In October 2023, half of all low-income households – 5.9m – reduced meals, skipped meals altogether, or just went hungry – the highest since the JRF began its surveys. A quarter of low-income households said they had borrowed money just to buy food.
This is shocking but not surprising. Using today’s ONS data, JRF calculates overall inflation is 20% higher than in April 2021. Food prices are around 30% higher and energy prices are still up by around two thirds compared to then. Benefits are only 13% higher.
CPI is the change in prices compared to one year ago and today’s fall is mostly the result of the last big energy price hike being 13, rather than 12, months prior to the most recent data.
‘Indefensible’
Responding to today’s inflation figures, JRF chief analyst Peter Matejic said:
The people who had to take on debt in order to eat, or the people who took something they cherished to a pawnbroker just to buy warm clothes for their children, are not feeling the financial security Rishi Sunak promises. They live in a world where their income, in many cases, simply doesn’t cover costs while the Government talks about cutting their support further.
Ministers claim that getting inflation down will make everyone’s money go further but, even after this fall, prices are still far higher than they were last year, rising at more than twice the Bank of England’s target rate.

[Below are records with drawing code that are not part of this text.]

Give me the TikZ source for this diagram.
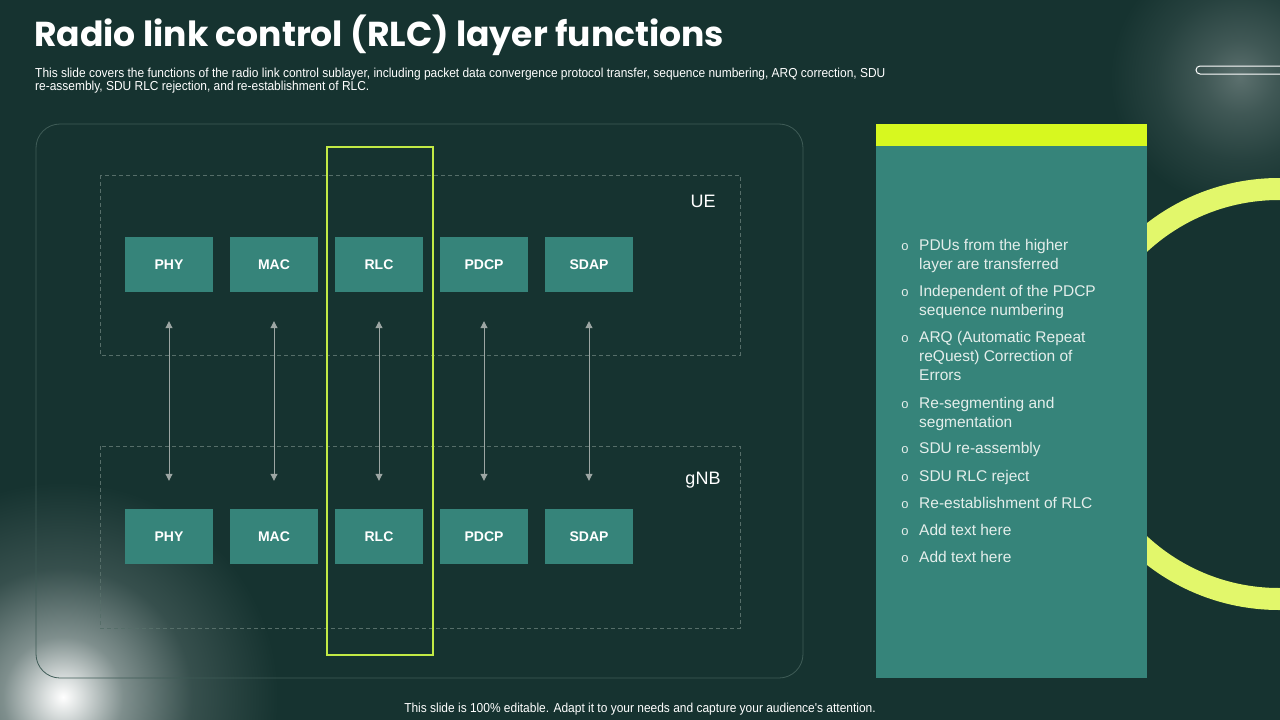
\documentclass[tikz,border=0pt]{standalone}
\usepackage{fontspec}
\usepackage{xcolor}
\usetikzlibrary{arrows.meta}
\setmainfont{Liberation Sans}
\newfontfamily\titlefont{Poppins}
\newfontfamily\narrowfont{Liberation Sans}[FakeStretch=0.92]
\definecolor{bg}{HTML}{163330}
\definecolor{tile}{HTML}{36847A}
\definecolor{framec}{HTML}{3F5C57}
\definecolor{dashc}{HTML}{566E69}
\definecolor{lime}{HTML}{D7F81F}
\definecolor{ringc}{HTML}{E2F76B}
\definecolor{hilite}{HTML}{C2EA45}
\definecolor{arrowc}{HTML}{9CA6A3}
\definecolor{ink}{HTML}{FFFFFF}
\definecolor{soft}{HTML}{E4EEEB}
\pgfdeclareradialshading{glowbig}{\pgfpoint{0bp}{0bp}}{color(0bp)=(white); color(2bp)=(white!85!bg); color(7bp)=(white!45!bg); color(15bp)=(white!14!bg); color(25bp)=(bg); color(50bp)=(bg)}
\pgfdeclareradialshading{glowsoft}{\pgfpoint{0bp}{0bp}}{color(0bp)=(white!30!bg); color(7bp)=(white!18!bg); color(16bp)=(white!7!bg); color(25bp)=(bg); color(50bp)=(bg)}
\tikzset{
  layer/.style={fill=tile, text=ink, font=\bfseries\fontsize{14}{16}\selectfont, minimum width=88pt, minimum height=55pt, inner sep=0pt},
  link/.style={draw=arrowc, line width=1pt, {Triangle[length=7pt,width=7pt]}-{Triangle[length=7pt,width=7pt]}, shorten <=29pt, shorten >=28pt},
  zone/.style={draw=dashc, dashed, dash pattern=on 4pt off 3pt, line width=0.7pt},
  lab/.style={text=ink, font=\fontsize{18}{20}\selectfont, inner sep=0pt},
  item/.style={text=soft, font=\fontsize{15.5}{19.3}\selectfont, anchor=base west, inner sep=0pt},
  bul/.style={text=soft, font=\fontsize{13}{14}\selectfont, anchor=base, inner sep=0pt},
}
\begin{document}
\begin{tikzpicture}[x=1pt,y=-1pt]
  \useasboundingbox (0,0) rectangle (1280,720);
  \fill[bg] (0,0) rectangle (1280,720);
  \begin{scope}
    \clip (0,0) rectangle (1280,720);
    \shade[shading=glowbig] (63,697) circle (215);
    \shade[shading=glowsoft] (1240,77) circle (130);
    \draw[ringc, line width=22pt] (1279,394) circle (205);
    \draw[ink, line width=1pt, rounded corners=4pt] (1196,66) rectangle (1300,74);
  \end{scope}

  % title
  \node[anchor=base west, text=ink, inner sep=0pt, font=\titlefont\bfseries\fontsize{34.6}{38}\selectfont] (title) at (34,46) {Radio link control (RLC) layer functions};
  \node[anchor=base west, text=ink, inner sep=0pt, font=\narrowfont\fontsize{13}{13.5}\selectfont] (sub) at (35,77) {\parbox[t]{900pt}{This slide covers the functions of the radio link control sublayer, including packet data convergence protocol transfer, sequence numbering, ARQ correction, SDU\\re-assembly, SDU RLC rejection, and re-establishment of RLC.}};

  % diagram
  \draw[framec, line width=0.8pt, rounded corners=24pt] (36,124) rectangle (803,678);
  \draw[zone] (100,175) rectangle (740,355);
  \draw[zone] (100,446) rectangle (740,628);
  \node[lab] (ue) at (703,201) {UE};
  \node[lab] (gnb) at (703,480) {gNB};
  \foreach \n [count=\i] in {PHY,MAC,RLC,PDCP,SDAP} {
    \node[layer] (ue\i) at ({169+105*(\i-1)},264.5) {\n};
    \node[layer] (gnb\i) at ({169+105*(\i-1)},536.5) {\n};
    \draw[link] (ue\i) -- (gnb\i);
  }
  \draw[draw=hilite, line width=1.1pt] (327,147) rectangle (433,655);

  % right panel
  \fill[tile] (876,146) rectangle (1147,678);
  \fill[lime] (876,124) rectangle (1147,146);
  \foreach \y/\t in {250/{PDUs from the higher\\layer are transferred},
                     296/{Independent of the PDCP\\sequence numbering},
                     342/{ARQ (Automatic Repeat\\reQuest) Correction of\\Errors},
                     408/{Re-segmenting and\\segmentation},
                     453.5/{SDU re-assembly},
                     481.5/{SDU RLC reject},
                     508.5/{Re-establishment of RLC},
                     535.5/{Add text here},
                     562.5/{Add text here}} {
    \node[bul] at (905,\y) {o};
    \node[item] at (919,\y) {\parbox[t]{210pt}{\t}};
  }

  \node[anchor=base, text=ink, inner sep=0pt, font=\narrowfont\fontsize{13}{14}\selectfont] (foot) at (640,712.5) {This slide is 100\% editable. Adapt it to your needs and capture your audience's attention.};
\end{tikzpicture}
\end{document}
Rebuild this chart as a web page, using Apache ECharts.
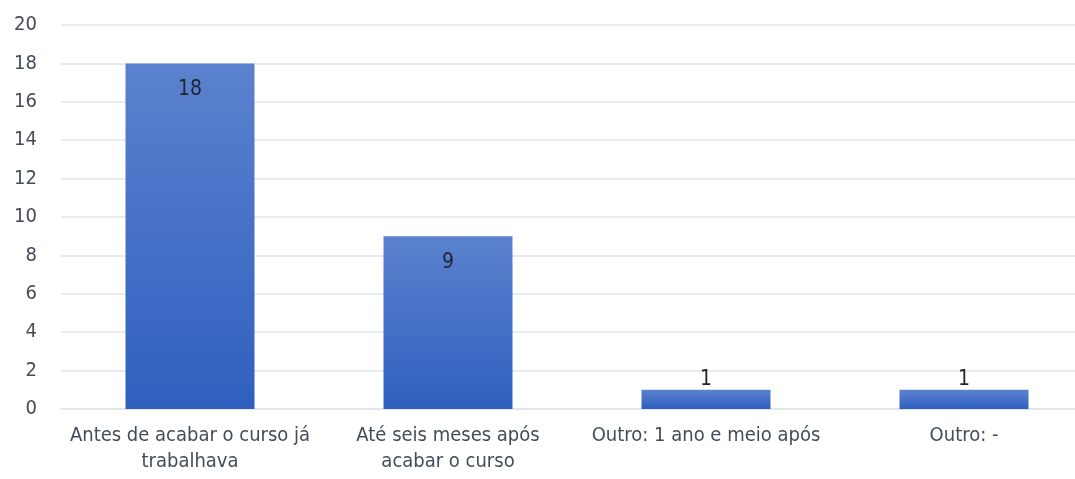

People are still having to go to great lengths just to afford everyday essentials and often are going without.
It’s indefensible that the Government is reportedly considering cutting the benefits of struggling families worried for their future, with news stories suggesting it plans to use today’s figures, instead of last month’s, to fiddle the figures and hide a big cut.
In the upcoming Autumn Statement benefits must be increased in line with inflation and Local Housing Allowance (LHA) must be unfrozen to support private renters with their housing costs. The Chancellor should also take steps to ensure that Universal Credit, at a minimum, always enables people to afford the essentials.
So, what is the government considering doing about benefits?
A real-terms benefit cut looms
Bloomberg reported that:
The UK government is considering using October’s inflation number for next year’s rise in working-age benefits, two people familiar with official thinking said, a move that would hit low-income families.
Ministers are waiting to see Wednesday’s inflation data before deciding how much to lift support for the roughly nine million households on working-age benefits from April. Convention is that the September data is used but the government has refused to make that commitment. Using October’s inflation rate – predicted to come in about 2 percentage points below September’s – would save roughly £2 billion… a year.
This would actually be a real-terms cut – as economics professor Jonathan Portes pointed out:
This would then not be an inflation uprating – it would be a real terms cut in benefits to the poorest purely to finance tax cuts for the better off (very much in the Cameron spirit, of course). https://t.co/lCBfmjbVAz
— Jonathan Portes (@jdportes) November 14, 2023
All eyes will be on chancellor Jeremy Hunt’s Autumn Statement on Wednesday 22 November, where he will reveal whether or not his government will cut people’s benefits.